◆ Provided data ◆
--*--

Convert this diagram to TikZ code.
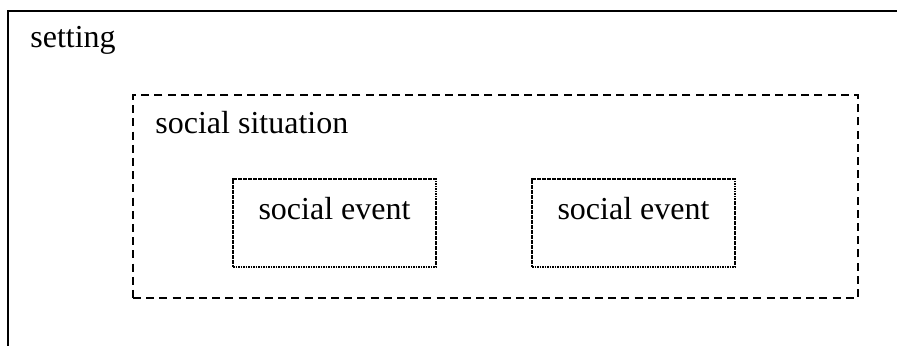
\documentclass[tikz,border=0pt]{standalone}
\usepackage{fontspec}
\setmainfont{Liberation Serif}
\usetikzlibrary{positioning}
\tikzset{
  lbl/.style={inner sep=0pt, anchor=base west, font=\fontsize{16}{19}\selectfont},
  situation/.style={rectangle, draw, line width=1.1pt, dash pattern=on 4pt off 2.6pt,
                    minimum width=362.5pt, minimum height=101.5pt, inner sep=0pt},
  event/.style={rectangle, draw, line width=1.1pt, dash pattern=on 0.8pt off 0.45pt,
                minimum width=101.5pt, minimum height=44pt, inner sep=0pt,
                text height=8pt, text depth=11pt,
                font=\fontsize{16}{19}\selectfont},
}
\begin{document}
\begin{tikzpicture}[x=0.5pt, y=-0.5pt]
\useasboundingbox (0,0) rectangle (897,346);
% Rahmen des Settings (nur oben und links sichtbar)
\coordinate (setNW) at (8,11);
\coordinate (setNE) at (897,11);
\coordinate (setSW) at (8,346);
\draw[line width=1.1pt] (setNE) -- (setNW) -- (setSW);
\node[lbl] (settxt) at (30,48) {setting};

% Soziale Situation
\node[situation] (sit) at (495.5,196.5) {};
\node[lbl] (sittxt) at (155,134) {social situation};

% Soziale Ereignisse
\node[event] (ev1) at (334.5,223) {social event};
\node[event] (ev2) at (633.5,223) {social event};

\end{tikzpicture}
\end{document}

--*--

◆ Required work ◆
Every line above should be repeated exactly; pictures stay out of the copy.

◆ Reply to the exercise ◆
Convert this diagram to TikZ code.
\documentclass[tikz,border=0pt]{standalone}
\usepackage{fontspec}
\setmainfont{Liberation Serif}
\usetikzlibrary{positioning}
\tikzset{
  lbl/.style={inner sep=0pt, anchor=base west, font=\fontsize{16}{19}\selectfont},
  situation/.style={rectangle, draw, line width=1.1pt, dash pattern=on 4pt off 2.6pt,
                    minimum width=362.5pt, minimum height=101.5pt, inner sep=0pt},
  event/.style={rectangle, draw, line width=1.1pt, dash pattern=on 0.8pt off 0.45pt,
                minimum width=101.5pt, minimum height=44pt, inner sep=0pt,
                text height=8pt, text depth=11pt,
                font=\fontsize{16}{19}\selectfont},
}
\begin{document}
\begin{tikzpicture}[x=0.5pt, y=-0.5pt]
\useasboundingbox (0,0) rectangle (897,346);
% Rahmen des Settings (nur oben und links sichtbar)
\coordinate (setNW) at (8,11);
\coordinate (setNE) at (897,11);
\coordinate (setSW) at (8,346);
\draw[line width=1.1pt] (setNE) -- (setNW) -- (setSW);
\node[lbl] (settxt) at (30,48) {setting};

% Soziale Situation
\node[situation] (sit) at (495.5,196.5) {};
\node[lbl] (sittxt) at (155,134) {social situation};

% Soziale Ereignisse
\node[event] (ev1) at (334.5,223) {social event};
\node[event] (ev2) at (633.5,223) {social event};

\end{tikzpicture}
\end{document}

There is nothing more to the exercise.